The first episode of BB4: The X Factor is in the books and if J. Edgar Hoover were still alive (hey, did anyone actually see the body?) one would have the distinct suspicion that the U.S. government has gotten to Arnold and the gang. My preliminary read on the set-up of this game is that it favors Jack pretty heavily in the early going, provided he can pull it off. We have Pepsi, Coke and even Mini Coopers strategically placed in movies and television shows to enhance their desirability and prestige. After intelligence snafus and revelations of Agents spying for foreign powers, could this be the ultimate product placement for the good ol' FBI?

With 8 of the 13 hamsters having baggage and targets on their backs due to the presence of their "ex" in the house, the situation is ripe for one of the three houseguests with no such hindrance to play both sides against the middle. Jack, with his 30 years of experience with the FBI, would seem to be uniquely suited to play this role. Jack is by far the oldest in the house, and is the only real authority figure. Past experience shows that older, authority figures usually survive the early rounds quite well, only to falter in the later rounds. The "Generation Next-ers" who heavily populate this house already seem to look up to Jack as a stabilizing factor and seem to respect him. If he plays this set-up to his advantage, as we would expect given his background, he should find himself as one of the last 5 or 6 hamsters.
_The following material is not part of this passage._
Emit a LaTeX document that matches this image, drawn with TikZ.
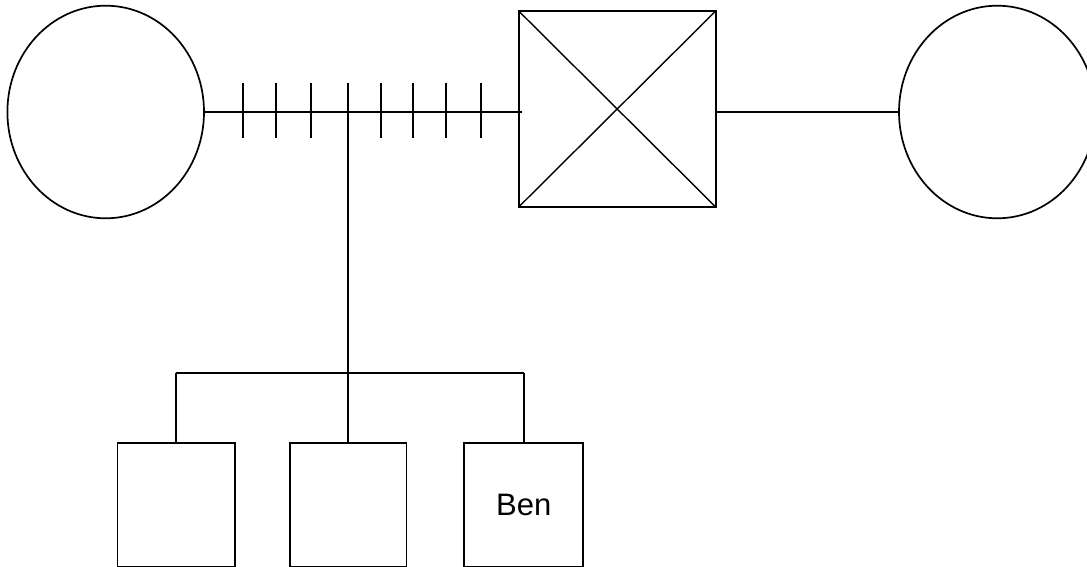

At that point, he most likely will have to change his strategy.

Although Nathan and Dana are also "ex free," neither of them has the same advantages of being above the fray as Jack. They are both of the same general age range as the rest of the houseguests and are "of them." Nathan, further, is most likely going to be the object of romantic attentions from some of the women who already confess to being smitten with his looks. I don't see Jack having that problem, unless Michelle has an Electra Complex (which would make for fascinatingly icky TV). Plus, winning HOH the first week makes him commit publicly to the others where his intentions lie. Dana could surprise me, but so far she strikes me as too outspoken and unable to adopt that Zelig-like nature necessary for one to go far.

And what of that scary-smart strategist, Scott? Is this guy a joke, or what? I would just love to get that Zoolander grill (thanks Bruhe!) across the poker table from me. As Matt Damon's character said in Rounders, if you can't figure out who the sucker is around the poker table, then it's you. Scott hasn't figured out he's the sucker, and probably won't until he sits down to talk with Julie in a couple of weeks. Watching Scott, I am struck that he must have been the role model for Chris Elliot's character in that Fox sitcom of long ago, Get A Life. I'm sure that this guy is still living in his parent's garage and supplements his tips as a waiter with a newspaper route. He no doubt wears those stylish stocking caps to muffle the noise of the gerbil running around the squeaky wheel in his head. The only way Scott will be around for awhile is if Jack finds him useful to do his dirty work. If so, watching Jack run roughshod over this guy will restore my faith in our national intelligence gathering community. Just as Mr. Hoover planned.

But what do I know? I could have bought Krispy Kreme stock in the initial public offering. Invest in doughnuts? You gotta be kidding.